Michel notes that during the seven years of legislative wrangling that produced the last big overhaul of patent law, members of Congress and their staff sought almost no input from the sitting judges most familiar with what works and doesn’t work in the system. Instead, as now, lobbyists seem to set the direction for debate.

“What needs to happen is for the policy discussion to shift from being based on propaganda and overstated claims reflecting the bottom line of various groups of companies to be a real debate on policy, on the merits based on facts, based on statistics, based on studies, based on analysis, based on what’s good for the system, what’s good for the country, what does industry overall need” rather than any one industrial sector, Michel said. “No one is going to have a patent system of their dreams because if they did it would be terrible for everybody else.”

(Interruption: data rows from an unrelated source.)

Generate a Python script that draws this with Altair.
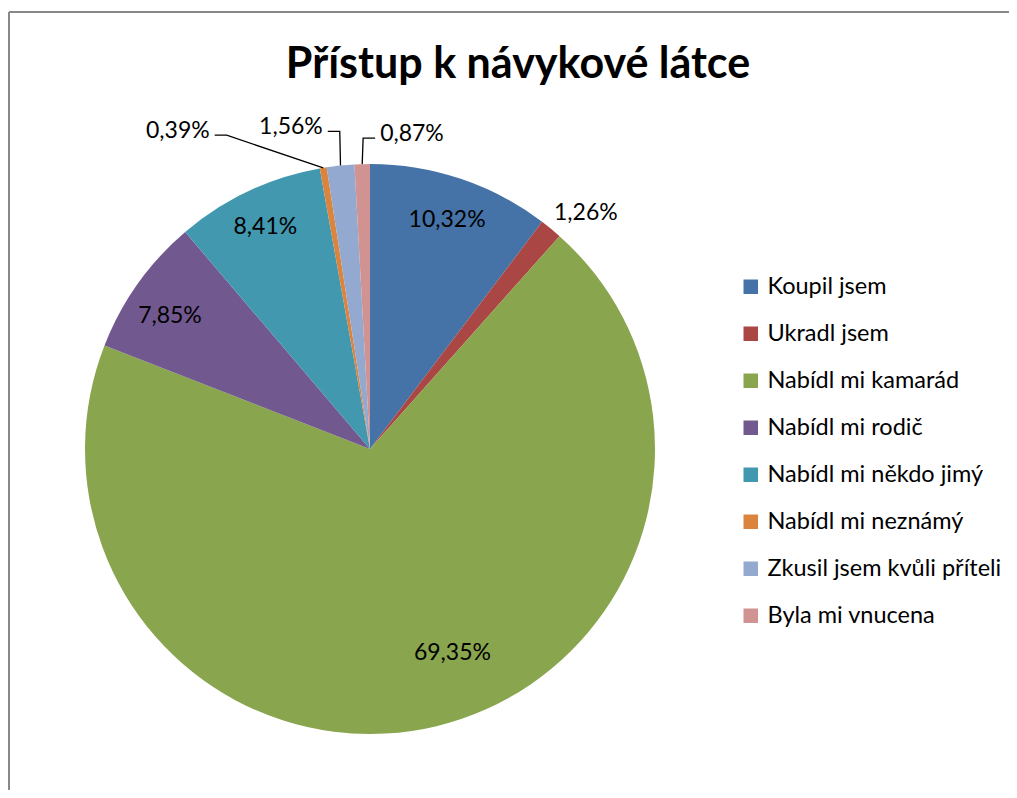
import math
import altair as alt
import pandas as pd

# ---------------- data ----------------
categories = [
    "Koupil jsem",
    "Ukradl jsem",
    "Nabídl mi kamarád",
    "Nabídl mi rodič",
    "Nabídl mi někdo jimý",
    "Nabídl mi neznámý",
    "Zkusil jsem kvůli příteli",
    "Byla mi vnucena",
]
values = [10.32, 1.26, 69.35, 7.85, 8.41, 0.39, 1.56, 0.87]
colors = ["#4572A7", "#AA4643", "#89A54E", "#71588F", "#4198AF", "#DB843D", "#93A9CF", "#D19392"]
title_text = "Přístup k návykové látce"

# ---------------- layout ----------------
W, H = 1001, 782
CX, CY, R = 362, 441, 285
FONT = "Lato"

# label placement: (kind, radius, angle nudge in degrees)
label_layout = {
    "Koupil jsem": ("c", 242, 0.0),
    "Ukradl jsem": ("c", 320, 3.0),
    "Nabídl mi kamarád": ("c", 220, -8.5),
    "Nabídl mi rodič": ("c", 240, -1.9),
    "Nabídl mi někdo jimý": ("c", 245, 0.0),
    "Nabídl mi neznámý": ("left", 345, -15.1),
    "Zkusil jsem kvůli příteli": ("left", 319, 0.5),
    "Byla mi vnucena": ("right", 311, 0.3),
}
LEG = 12
GAP = 5

df = pd.DataFrame({"category": categories, "value": values, "idx": list(range(len(values)))})
total = sum(values)
cum = 0.0
mids = []
for v in values:
    mids.append((cum + v / 2) / total * 360.0)
    cum += v
df["mid"] = mids
df["label"] = [f"{v:.2f}".replace(".", ",") + "%" for v in values]

lab_rows = []
line_rows = []
for cat, lab, mid in zip(df["category"], df["label"], df["mid"]):
    kind, r, nudge = label_layout[cat]
    a = math.radians(mid + nudge)
    px = CX + r * math.sin(a)
    py = CY - r * math.cos(a)
    if kind == "c":
        lab_rows.append({"label": lab, "kind": "c", "lx": px, "ly": py})
    else:
        sgn = -1 if kind == "left" else 1
        leg_x = px + sgn * LEG
        edge = math.radians(mid)
        ex = CX + R * math.sin(edge)
        ey = CY - R * math.cos(edge)
        for i, (xx, yy) in enumerate([(leg_x, py), (px, py), (ex, ey)]):
            line_rows.append({"category": cat, "pt": i, "x": xx, "y": yy})
        lab_rows.append({"label": lab, "kind": kind, "lx": leg_x + sgn * GAP, "ly": py - 4})

labels_df = pd.DataFrame(lab_rows)
lines_df = pd.DataFrame(line_rows)

# ---------------- marks ----------------
pie = alt.Chart(df).mark_arc(outerRadius=R).encode(
    theta=alt.Theta("value:Q", stack=True),
    order=alt.Order("idx:Q"),
    color=alt.Color(
        "category:N",
        scale=alt.Scale(domain=categories, range=colors),
        legend=alt.Legend(
            title=None,
            orient="none",
            legendX=731,
            legendY=267,
            symbolType="square",
            symbolSize=210,
            symbolStrokeWidth=0,
            labelFont=FONT,
            labelFontSize=23.5,
            labelColor="black",
            labelOffset=5,
            rowPadding=22,
            labelLimit=400,
            padding=0,
        ),
    ),
    x=alt.value(CX),
    y=alt.value(CY),
)


def text_layer(kind, align):
    return (
        alt.Chart(labels_df)
        .transform_filter(alt.datum.kind == kind)
        .mark_text(font=FONT, fontSize=23, color="black", align=align, baseline="middle")
        .encode(
            x=alt.X("lx:Q", scale=None, axis=None),
            y=alt.Y("ly:Q", scale=None, axis=None),
            text="label:N",
        )
    )


lab_c = text_layer("c", "center")
lab_l = text_layer("left", "right")
lab_r = text_layer("right", "left")

leaders = alt.Chart(lines_df).mark_line(color="black", strokeWidth=1.3).encode(
    x=alt.X("x:Q", scale=None, axis=None),
    y=alt.Y("y:Q", scale=None, axis=None),
    detail="category:N",
    order=alt.Order("pt:Q"),
)

one = pd.DataFrame({"t": [title_text]})
title = alt.Chart(one).mark_text(
    font=FONT, fontSize=43, fontWeight="bold", color="black", align="center", baseline="alphabetic"
).encode(x=alt.value(510), y=alt.value(70), text="t:N")

border_top = alt.Chart(one).mark_rule(color="#888888", strokeWidth=2).encode(
    x=alt.value(1), x2=alt.value(W + 10), y=alt.value(4)
)
border_left = alt.Chart(one).mark_rule(color="#888888", strokeWidth=2).encode(
    x=alt.value(1), y=alt.value(4), y2=alt.value(H + 10)
)

chart = (
    alt.layer(border_top, border_left, pie, leaders, lab_c, lab_l, lab_r, title)
    .properties(width=W, height=H, autosize=alt.AutoSizeParams(type="none"), padding=0, background="white")
    .configure_view(stroke=None)
)

chart.save("out.html", embed_options={"renderer": "svg", "actions": False})
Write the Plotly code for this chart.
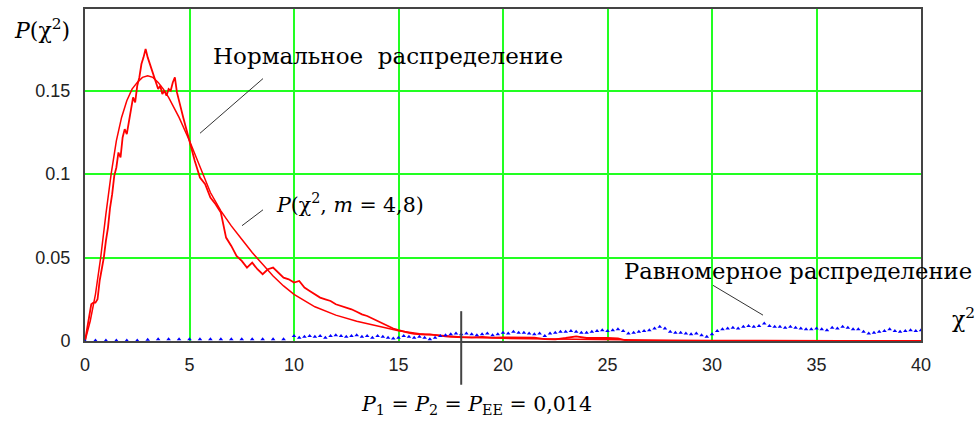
import numpy as np
import plotly.graph_objects as go

# ---------------- data ----------------
# Empirical (noisy) distribution – "Нормальное распределение"
noisy_x = list(np.round(np.arange(0, 5.0001, 0.1), 2)) + \
          list(np.round(np.arange(5.25, 18.0001, 0.25), 2)) + \
          list(np.round(np.arange(18.5, 40.0001, 0.5), 2))
noisy_y = [
    0.000, 0.008, 0.015, 0.022, 0.023, 0.023, 0.025, 0.036, 0.043, 0.050,
    0.060, 0.068, 0.080, 0.088, 0.099, 0.104, 0.113, 0.110, 0.122, 0.127,
    0.124, 0.132, 0.138, 0.146, 0.143, 0.153, 0.158, 0.166, 0.170, 0.175,
    0.170, 0.166, 0.162, 0.158, 0.155, 0.151, 0.153, 0.148, 0.150, 0.147,
    0.151, 0.150, 0.155, 0.158, 0.149, 0.143, 0.139, 0.134, 0.129, 0.124,
    0.119,
    0.108, 0.098, 0.094, 0.086, 0.082, 0.077, 0.062, 0.057, 0.051, 0.048,
    0.044, 0.047, 0.043, 0.040, 0.043, 0.044, 0.041, 0.038, 0.037, 0.035,
    0.036, 0.032, 0.030, 0.028, 0.026, 0.025, 0.024, 0.022, 0.021, 0.020,
    0.019, 0.0175, 0.016, 0.015, 0.0135, 0.012, 0.0105, 0.009, 0.0075, 0.0065,
    0.0055, 0.0048, 0.0043, 0.004, 0.0038, 0.004, 0.0035, 0.003, 0.0028, 0.0025,
    0.0023, 0.0022,
    0.002, 0.0024, 0.002, 0.0022, 0.002, 0.0018, 0.002, 0.0011, 0.001, 0.0018,
    0.0028, 0.0018, 0.0019, 0.0018, 0.0016,
    0, 0, 0, 0, 0, 0, 0, 0, 0, 0, 0, 0, 0, 0, 0, 0, 0, 0, 0, 0,
    0, 0, 0, 0, 0, 0, 0, 0, 0,
]

# Theoretical curve P(chi^2, m = 4,8)
smooth_x = [0, 0.25, 0.5, 0.75, 1, 1.25, 1.5, 1.75, 2, 2.25, 2.5, 2.75, 3, 3.25,
            3.5, 3.75, 4, 4.5, 5, 5.5, 6, 6.5, 7, 7.5, 8, 8.5, 9, 9.5, 10, 11,
            12, 13, 14, 15, 16, 17, 18, 20, 22, 24, 26, 28, 30, 35, 40]
smooth_y = [0, 0.012, 0.028, 0.05, 0.076, 0.1, 0.12, 0.134, 0.144, 0.151, 0.155,
            0.158, 0.159, 0.158, 0.155, 0.151, 0.146, 0.134, 0.12, 0.104, 0.089,
            0.078, 0.069, 0.061, 0.053, 0.046, 0.039, 0.033, 0.028, 0.0205,
            0.0155, 0.0118, 0.0088, 0.0062, 0.0043, 0.0034, 0.0024, 0.0016,
            0.0012, 0.0009, 0.0006, 0.0004, 0.0003, 0.0001, 0]

# Uniform distribution – "Равномерное распределение"
uni_x = list(np.round(np.arange(0, 10.0001, 0.5), 2)) + \
        list(np.round(np.arange(10.25, 40.0001, 0.25), 2))
uni_y = [
    0.0, 0.0003, 0.0003, 0.0003, 0.0003, 0.0003, 0.0008, 0.001, 0.001, 0.001,
    0.001, 0.001, 0.001, 0.001, 0.001, 0.001, 0.001, 0.001, 0.001, 0.001, 0.003,
    0.002, 0.0025, 0.003,
    0.0025, 0.003, 0.002, 0.003,
    0.0035, 0.003, 0.0025, 0.003,
    0.0035, 0.0025, 0.003, 0.002,
    0.003, 0.0025, 0.002, 0.0015,
    0.002, 0.003, 0.0025, 0.002,
    0.0025, 0.002, 0.001, 0.002,
    0.003, 0.0035, 0.004, 0.0045,
    0.004, 0.0045, 0.004, 0.0035,
    0.004, 0.0045, 0.0035, 0.004,
    0.005, 0.0045, 0.0055, 0.005,
    0.005, 0.0045, 0.004, 0.0045,
    0.003, 0.0045, 0.005, 0.0055,
    0.0055, 0.006, 0.0055, 0.005,
    0.005, 0.0055, 0.006, 0.0065,
    0.006, 0.0065, 0.007, 0.006,
    0.0045, 0.005, 0.0055, 0.006,
    0.0065, 0.0075, 0.0085, 0.0075,
    0.0055, 0.005, 0.005, 0.0045,
    0.004, 0.0045, 0.0035, 0.0025,
    0.004, 0.006, 0.007, 0.0075,
    0.008, 0.0075, 0.0085, 0.009,
    0.0085, 0.009, 0.0105, 0.009,
    0.0085, 0.0085, 0.008, 0.0085,
    0.008, 0.0075, 0.007, 0.007,
    0.0075, 0.007, 0.0065, 0.008,
    0.0075, 0.0085, 0.008, 0.007,
    0.007, 0.0055, 0.0045, 0.005,
    0.0055, 0.006, 0.007, 0.006,
    0.0055, 0.006, 0.0065, 0.006,
    0.0065,
]

x_ticks = [0, 5, 10, 15, 20, 25, 30, 35, 40]
y_ticks = [0, 0.05, 0.1, 0.15]
y_tick_text = ["0", "0.05", "0.1", "0.15"]
x_marker_value = 18

assert len(noisy_x) == len(noisy_y), (len(noisy_x), len(noisy_y))
assert len(uni_x) == len(uni_y), (len(uni_x), len(uni_y))

# ---------------- layout geometry ----------------
W, H = 978, 421
L, R, T, B = 85, 57, 7, 80
PW, PH = W - L - R, H - T - B


def px(xp):
    return (xp - L) / PW


def py(yp):
    return (H - B - yp) / PH


fig = go.Figure()
fig.add_trace(go.Scatter(x=smooth_x, y=smooth_y, mode="lines",
                         line=dict(color="#ff0000", width=1.5), hoverinfo="skip"))
fig.add_trace(go.Scatter(x=noisy_x, y=noisy_y, mode="lines",
                         line=dict(color="#ff0000", width=1.8), hoverinfo="skip"))
fig.add_trace(go.Scatter(x=uni_x, y=uni_y, mode="markers",
                         marker=dict(color="#0000ff", size=4, symbol="triangle-up",
                                     line=dict(width=0)), hoverinfo="skip"))

serif = "DejaVu Serif"
ann = [
    dict(text="<i>P</i>(χ<sup>2</sup>)", x=px(12), y=py(27), size=22),
    dict(text="Нормальное  распределение", x=px(211), y=py(54), size=23),
    dict(text="<i>P</i>(χ<sup>2</sup>, <i>m</i> = 4,8)", x=px(274), y=py(203), size=20.5),
    dict(text="Равномерное распределение", x=px(622), y=py(271), size=22.7),
    dict(text="χ<sup>2</sup>", x=px(950), y=py(318), size=22),
    dict(text="<i>P</i><sub>1</sub> = <i>P</i><sub>2</sub> = <i>P</i><sub>EE</sub> = 0,014",
         x=px(359), y=py(405), size=20.5),
]
for a in ann:
    fig.add_annotation(text=a["text"], x=a["x"], y=a["y"], xref="paper", yref="paper",
                       xanchor="left", yanchor="middle", showarrow=False,
                       font=dict(family=serif, size=a["size"], color="#000000"))

lead = dict(color="#333333", width=1)
fig.add_shape(type="line", xref="paper", yref="paper",
              x0=px(263), y0=py(77), x1=px(200), y1=py(132), line=lead)
fig.add_shape(type="line", xref="paper", yref="paper",
              x0=px(242), y0=py(225), x1=px(263), y1=py(209), line=lead)
fig.add_shape(type="line", xref="paper", yref="paper",
              x0=px(713), y0=py(285), x1=px(763), y1=py(315), line=lead)
fig.add_shape(type="line", xref="x", yref="paper",
              x0=x_marker_value, x1=x_marker_value, y0=py(311), y1=py(385),
              line=dict(color="#444444", width=2))

grid = "#22ff22"
fig.update_xaxes(range=[0, 40], tickvals=x_ticks, showgrid=True, gridcolor=grid,
                 gridwidth=1.6, zeroline=False, showline=True, mirror=True,
                 linecolor="#444444", linewidth=2, ticks="outside", ticklen=6,
                 tickcolor="rgba(0,0,0,0)",
                 tickfont=dict(family="Liberation Sans", size=18, color="#222222"))
fig.update_yaxes(range=[0, 0.199], tickvals=y_ticks, ticktext=y_tick_text,
                 showgrid=True, gridcolor=grid, gridwidth=1.6, zeroline=False,
                 showline=True, mirror=True, linecolor="#444444", linewidth=2,
                 ticks="outside", ticklen=9, tickcolor="rgba(0,0,0,0)",
                 tickfont=dict(family="Liberation Sans", size=18, color="#222222"))
fig.update_layout(width=W, height=H, margin=dict(l=L, r=R, t=T, b=B),
                  paper_bgcolor="white", plot_bgcolor="white", showlegend=False)

fig.write_html("out.html", config={"displayModeBar": False},
               post_script="document.body.style.margin='0';"
                           "document.body.style.padding='0';"
                           "document.body.style.overflow='hidden';")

Michel said he stepped down from the bench three years ago in part to be able to speak freely about intellectual property law and policy, and about a patent system he clearly cares and feels passionate about.

And he does indeed see patent problems Congress should address, most importantly the inadequate budget given to front-line examiners at the U.S. Patent and Trademark Office.

“If we’re going to have the kind of career-long, highly competent, highly respected patent examiners that Europe and Japan have, we’re going to have to pay our patent examiners at all levels of experience much higher salaries in order to attract and keep the talent we need,” he said.

Lest Patent Truth’s readers get the impression this is simply the view of one retired judge looking back at his old endeavors, take note of the following.

Michel’s successor as chief of the Federal Circuit, Judge Randall Rader, also spoke at the Managing IP conference, and was similarly asked if the SHIELD Act is needed to supplement the tools judges currently have to deal with abuses in the system. His response: An emphatic “No!”